[WORK TO BE COMPLETED]: From the entries below, extract every line that includes the word "this".

==== PROVIDED MATERIAL

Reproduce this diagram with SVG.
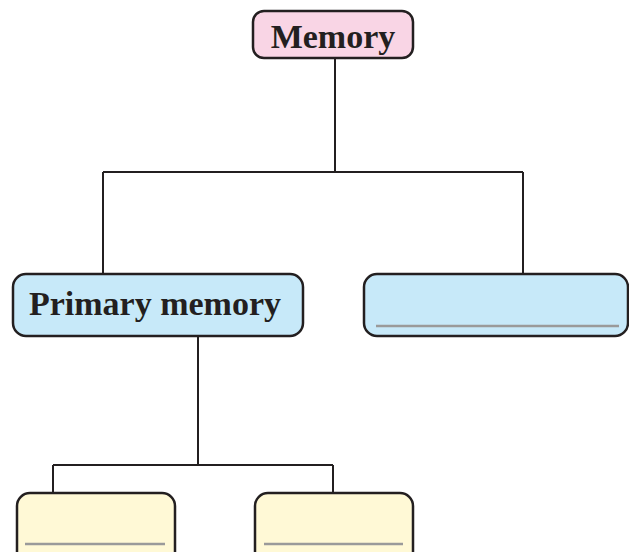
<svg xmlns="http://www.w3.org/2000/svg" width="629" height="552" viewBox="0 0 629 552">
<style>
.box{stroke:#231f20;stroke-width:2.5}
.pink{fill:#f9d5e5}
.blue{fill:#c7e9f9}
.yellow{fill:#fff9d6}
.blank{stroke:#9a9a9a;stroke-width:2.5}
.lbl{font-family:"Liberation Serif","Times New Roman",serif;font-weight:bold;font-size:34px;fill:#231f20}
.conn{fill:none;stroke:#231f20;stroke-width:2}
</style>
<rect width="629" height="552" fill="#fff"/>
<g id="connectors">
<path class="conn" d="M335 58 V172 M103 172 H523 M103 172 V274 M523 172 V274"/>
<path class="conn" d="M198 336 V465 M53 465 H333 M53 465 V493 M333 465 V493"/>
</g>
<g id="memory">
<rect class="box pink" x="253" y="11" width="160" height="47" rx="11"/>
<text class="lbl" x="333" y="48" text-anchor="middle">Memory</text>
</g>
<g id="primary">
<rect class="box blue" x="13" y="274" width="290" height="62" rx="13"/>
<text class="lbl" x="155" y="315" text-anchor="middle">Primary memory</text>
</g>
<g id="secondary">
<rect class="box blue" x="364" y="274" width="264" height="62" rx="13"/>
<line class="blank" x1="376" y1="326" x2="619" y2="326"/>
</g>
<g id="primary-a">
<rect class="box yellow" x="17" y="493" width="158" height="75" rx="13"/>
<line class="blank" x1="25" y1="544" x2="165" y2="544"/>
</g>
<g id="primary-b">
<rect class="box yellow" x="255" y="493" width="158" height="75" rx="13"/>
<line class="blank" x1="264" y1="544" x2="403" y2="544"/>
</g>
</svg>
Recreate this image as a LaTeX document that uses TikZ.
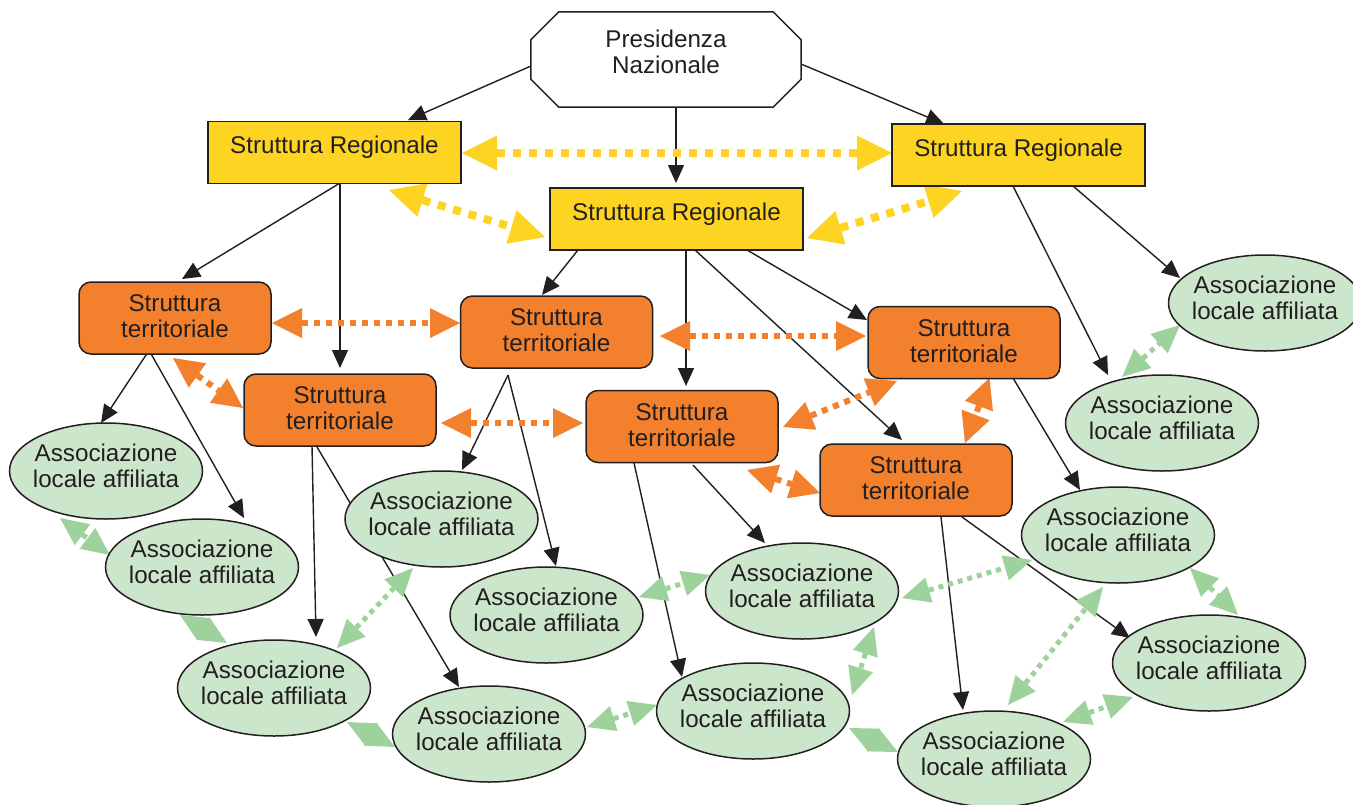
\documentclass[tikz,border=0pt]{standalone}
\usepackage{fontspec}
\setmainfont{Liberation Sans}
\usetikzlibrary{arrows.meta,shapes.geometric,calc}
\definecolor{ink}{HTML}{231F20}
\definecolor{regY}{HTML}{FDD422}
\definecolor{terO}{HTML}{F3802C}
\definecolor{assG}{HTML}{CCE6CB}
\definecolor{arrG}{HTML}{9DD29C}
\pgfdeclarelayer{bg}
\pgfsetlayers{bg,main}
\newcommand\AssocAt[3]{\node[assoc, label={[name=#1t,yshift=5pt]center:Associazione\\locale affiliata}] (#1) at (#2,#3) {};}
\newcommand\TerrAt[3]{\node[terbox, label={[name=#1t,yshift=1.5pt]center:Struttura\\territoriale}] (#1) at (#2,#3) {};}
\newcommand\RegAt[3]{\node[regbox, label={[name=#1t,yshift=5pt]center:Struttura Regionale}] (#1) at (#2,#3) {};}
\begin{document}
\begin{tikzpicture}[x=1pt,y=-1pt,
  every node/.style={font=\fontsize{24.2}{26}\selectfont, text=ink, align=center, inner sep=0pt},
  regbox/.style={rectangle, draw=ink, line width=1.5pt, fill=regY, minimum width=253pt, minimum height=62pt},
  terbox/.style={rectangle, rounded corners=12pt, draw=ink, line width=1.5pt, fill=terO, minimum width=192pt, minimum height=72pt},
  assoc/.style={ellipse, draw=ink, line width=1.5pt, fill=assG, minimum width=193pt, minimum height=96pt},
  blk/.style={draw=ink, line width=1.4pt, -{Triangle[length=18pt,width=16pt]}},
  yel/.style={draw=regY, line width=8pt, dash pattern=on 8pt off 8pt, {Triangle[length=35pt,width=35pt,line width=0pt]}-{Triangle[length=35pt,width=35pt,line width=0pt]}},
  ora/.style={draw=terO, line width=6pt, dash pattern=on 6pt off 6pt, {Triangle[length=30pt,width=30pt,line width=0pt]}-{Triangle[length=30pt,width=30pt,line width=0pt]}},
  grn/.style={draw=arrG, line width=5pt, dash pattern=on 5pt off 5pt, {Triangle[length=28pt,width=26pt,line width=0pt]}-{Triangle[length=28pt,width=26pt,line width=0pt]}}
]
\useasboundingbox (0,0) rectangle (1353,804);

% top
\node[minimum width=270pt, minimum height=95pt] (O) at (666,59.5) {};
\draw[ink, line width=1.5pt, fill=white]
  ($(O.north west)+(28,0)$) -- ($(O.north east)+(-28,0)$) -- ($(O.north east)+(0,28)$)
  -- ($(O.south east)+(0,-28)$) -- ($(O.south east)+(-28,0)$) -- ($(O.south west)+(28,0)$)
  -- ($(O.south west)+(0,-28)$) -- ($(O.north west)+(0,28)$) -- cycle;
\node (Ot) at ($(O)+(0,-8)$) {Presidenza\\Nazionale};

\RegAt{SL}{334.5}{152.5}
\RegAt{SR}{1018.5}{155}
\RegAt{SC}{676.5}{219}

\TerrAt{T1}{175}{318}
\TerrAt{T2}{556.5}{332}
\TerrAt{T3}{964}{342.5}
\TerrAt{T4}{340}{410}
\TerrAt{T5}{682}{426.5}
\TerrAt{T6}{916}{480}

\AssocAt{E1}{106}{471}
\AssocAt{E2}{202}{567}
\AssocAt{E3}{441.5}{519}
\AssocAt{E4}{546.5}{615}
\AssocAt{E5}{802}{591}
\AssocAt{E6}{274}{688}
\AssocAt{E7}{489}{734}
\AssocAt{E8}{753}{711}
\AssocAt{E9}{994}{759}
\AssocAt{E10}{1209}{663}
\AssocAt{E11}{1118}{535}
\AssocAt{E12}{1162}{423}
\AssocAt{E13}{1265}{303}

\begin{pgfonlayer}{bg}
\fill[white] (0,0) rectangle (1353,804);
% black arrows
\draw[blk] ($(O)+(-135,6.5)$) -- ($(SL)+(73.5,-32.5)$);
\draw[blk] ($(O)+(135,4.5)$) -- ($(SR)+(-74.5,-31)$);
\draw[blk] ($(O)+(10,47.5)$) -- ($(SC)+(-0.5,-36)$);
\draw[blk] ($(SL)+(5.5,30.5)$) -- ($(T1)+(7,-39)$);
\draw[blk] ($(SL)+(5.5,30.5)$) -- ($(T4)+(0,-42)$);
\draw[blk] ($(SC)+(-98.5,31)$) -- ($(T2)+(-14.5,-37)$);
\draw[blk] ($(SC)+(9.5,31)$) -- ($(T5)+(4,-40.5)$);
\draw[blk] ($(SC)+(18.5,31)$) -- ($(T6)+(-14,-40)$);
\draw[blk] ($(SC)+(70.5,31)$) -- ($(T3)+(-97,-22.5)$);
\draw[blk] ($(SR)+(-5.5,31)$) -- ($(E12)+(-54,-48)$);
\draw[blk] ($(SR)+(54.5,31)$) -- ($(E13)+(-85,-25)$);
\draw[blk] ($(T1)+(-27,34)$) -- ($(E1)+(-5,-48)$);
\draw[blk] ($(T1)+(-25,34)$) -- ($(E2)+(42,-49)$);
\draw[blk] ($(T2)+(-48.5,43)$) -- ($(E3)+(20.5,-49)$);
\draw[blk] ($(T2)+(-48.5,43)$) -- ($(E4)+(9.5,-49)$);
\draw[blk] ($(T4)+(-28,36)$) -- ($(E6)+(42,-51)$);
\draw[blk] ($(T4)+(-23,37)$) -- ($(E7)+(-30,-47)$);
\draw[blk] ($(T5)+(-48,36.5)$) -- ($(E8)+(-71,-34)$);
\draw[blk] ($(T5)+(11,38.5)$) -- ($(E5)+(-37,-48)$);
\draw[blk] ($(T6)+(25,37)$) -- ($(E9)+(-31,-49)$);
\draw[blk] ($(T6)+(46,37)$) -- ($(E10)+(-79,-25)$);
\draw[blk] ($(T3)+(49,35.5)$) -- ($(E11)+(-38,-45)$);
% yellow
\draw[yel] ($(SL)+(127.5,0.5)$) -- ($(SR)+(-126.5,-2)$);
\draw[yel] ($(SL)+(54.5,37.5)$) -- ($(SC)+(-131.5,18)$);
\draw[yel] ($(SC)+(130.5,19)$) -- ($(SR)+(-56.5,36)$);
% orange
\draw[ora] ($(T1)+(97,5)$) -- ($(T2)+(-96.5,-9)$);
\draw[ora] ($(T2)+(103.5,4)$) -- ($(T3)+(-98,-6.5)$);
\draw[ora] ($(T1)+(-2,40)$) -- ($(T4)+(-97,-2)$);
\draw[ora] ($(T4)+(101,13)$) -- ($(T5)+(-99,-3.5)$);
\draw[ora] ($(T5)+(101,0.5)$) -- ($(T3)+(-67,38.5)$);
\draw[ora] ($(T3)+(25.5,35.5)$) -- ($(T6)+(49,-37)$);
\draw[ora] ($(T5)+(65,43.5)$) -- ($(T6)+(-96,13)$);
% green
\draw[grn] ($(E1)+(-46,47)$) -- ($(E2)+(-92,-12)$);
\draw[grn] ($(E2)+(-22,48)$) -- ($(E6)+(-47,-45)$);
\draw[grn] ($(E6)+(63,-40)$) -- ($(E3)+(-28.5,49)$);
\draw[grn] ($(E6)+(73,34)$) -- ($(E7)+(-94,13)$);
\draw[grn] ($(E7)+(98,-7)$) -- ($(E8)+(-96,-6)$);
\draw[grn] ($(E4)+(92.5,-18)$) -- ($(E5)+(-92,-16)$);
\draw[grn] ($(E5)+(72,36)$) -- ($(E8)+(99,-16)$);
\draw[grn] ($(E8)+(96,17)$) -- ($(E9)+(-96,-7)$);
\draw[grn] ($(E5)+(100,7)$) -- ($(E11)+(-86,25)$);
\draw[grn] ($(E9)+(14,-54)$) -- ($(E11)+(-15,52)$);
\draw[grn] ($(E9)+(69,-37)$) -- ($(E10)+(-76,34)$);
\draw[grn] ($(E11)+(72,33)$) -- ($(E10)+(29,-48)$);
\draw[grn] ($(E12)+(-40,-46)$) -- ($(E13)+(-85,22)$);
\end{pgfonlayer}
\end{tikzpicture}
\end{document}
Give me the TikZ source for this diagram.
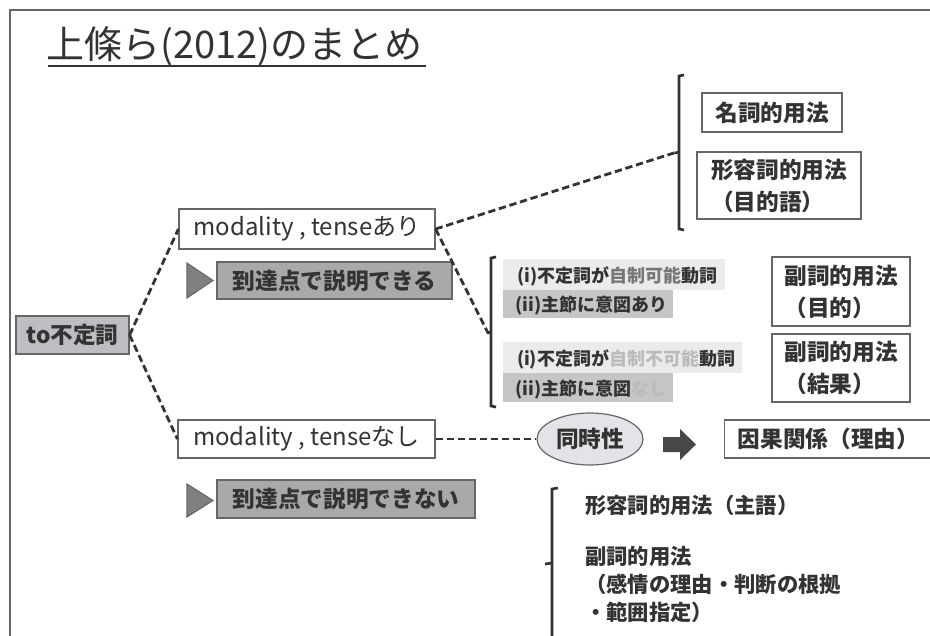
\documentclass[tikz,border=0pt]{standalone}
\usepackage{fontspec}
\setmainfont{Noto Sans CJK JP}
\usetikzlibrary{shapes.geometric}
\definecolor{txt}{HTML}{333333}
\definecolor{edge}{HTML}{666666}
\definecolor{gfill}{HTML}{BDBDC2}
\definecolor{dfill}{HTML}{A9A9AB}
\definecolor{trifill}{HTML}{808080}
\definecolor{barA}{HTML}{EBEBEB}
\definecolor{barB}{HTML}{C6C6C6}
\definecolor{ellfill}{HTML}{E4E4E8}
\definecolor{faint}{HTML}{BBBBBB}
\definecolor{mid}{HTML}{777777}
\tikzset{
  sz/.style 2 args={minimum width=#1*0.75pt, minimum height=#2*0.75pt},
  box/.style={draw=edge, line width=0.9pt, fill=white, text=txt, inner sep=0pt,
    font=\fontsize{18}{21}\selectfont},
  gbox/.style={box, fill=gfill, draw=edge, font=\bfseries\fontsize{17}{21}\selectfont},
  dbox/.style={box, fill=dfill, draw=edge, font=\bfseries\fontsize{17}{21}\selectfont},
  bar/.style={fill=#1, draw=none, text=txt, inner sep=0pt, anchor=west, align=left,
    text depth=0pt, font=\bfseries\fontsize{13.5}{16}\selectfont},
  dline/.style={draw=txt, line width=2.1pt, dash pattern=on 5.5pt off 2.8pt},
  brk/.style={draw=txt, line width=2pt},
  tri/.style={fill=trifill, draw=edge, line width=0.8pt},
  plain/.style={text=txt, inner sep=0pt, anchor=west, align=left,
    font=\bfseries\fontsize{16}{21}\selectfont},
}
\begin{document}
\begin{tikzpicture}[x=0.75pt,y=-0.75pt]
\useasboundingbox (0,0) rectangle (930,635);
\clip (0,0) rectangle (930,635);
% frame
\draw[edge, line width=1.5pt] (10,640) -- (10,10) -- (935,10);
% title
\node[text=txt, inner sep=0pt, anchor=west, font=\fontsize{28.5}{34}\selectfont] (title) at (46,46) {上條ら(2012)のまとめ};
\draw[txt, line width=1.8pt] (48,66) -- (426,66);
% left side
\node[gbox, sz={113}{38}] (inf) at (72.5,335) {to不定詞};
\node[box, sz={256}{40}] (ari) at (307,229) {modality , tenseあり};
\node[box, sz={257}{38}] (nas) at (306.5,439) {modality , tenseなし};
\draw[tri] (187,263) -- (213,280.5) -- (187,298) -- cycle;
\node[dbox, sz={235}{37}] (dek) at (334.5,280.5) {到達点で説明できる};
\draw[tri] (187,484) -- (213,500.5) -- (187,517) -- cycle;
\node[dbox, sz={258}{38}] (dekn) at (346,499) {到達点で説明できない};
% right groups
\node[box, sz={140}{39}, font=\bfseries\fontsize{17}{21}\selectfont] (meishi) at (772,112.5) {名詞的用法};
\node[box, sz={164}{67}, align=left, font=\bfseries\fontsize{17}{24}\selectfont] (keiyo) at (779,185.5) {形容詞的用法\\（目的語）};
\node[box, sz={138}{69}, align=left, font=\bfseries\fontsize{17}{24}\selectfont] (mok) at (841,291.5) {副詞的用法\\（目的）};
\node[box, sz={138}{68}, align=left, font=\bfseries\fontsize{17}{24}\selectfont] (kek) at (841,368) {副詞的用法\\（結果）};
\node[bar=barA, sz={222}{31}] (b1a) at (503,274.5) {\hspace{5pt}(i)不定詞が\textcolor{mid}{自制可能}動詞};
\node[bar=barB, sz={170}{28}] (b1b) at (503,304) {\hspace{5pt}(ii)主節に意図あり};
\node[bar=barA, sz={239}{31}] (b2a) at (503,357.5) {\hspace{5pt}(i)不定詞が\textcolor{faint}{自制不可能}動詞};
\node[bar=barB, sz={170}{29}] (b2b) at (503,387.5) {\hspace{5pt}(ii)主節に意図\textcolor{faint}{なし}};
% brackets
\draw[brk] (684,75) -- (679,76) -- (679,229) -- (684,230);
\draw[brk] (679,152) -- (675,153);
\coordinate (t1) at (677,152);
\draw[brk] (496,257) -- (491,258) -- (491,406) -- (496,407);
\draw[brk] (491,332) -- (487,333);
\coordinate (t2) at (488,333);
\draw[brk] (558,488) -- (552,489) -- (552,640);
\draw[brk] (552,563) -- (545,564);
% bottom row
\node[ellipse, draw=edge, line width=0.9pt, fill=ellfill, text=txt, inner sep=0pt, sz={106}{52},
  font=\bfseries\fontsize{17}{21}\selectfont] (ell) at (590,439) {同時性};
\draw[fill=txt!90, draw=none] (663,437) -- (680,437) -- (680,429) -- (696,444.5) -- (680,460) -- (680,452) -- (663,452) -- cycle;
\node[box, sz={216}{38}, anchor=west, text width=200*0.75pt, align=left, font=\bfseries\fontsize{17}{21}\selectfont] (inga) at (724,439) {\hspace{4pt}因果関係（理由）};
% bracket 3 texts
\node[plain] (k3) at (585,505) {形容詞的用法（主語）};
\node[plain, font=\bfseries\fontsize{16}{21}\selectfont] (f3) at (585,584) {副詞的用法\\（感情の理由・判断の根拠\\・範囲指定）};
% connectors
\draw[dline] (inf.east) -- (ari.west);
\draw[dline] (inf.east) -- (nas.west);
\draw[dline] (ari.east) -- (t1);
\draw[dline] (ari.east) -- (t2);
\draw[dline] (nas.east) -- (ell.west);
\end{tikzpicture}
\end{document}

========

[COMPLETED TASK]:
Reproduce this diagram with SVG.
Recreate this image as a LaTeX document that uses TikZ.
Give me the TikZ source for this diagram.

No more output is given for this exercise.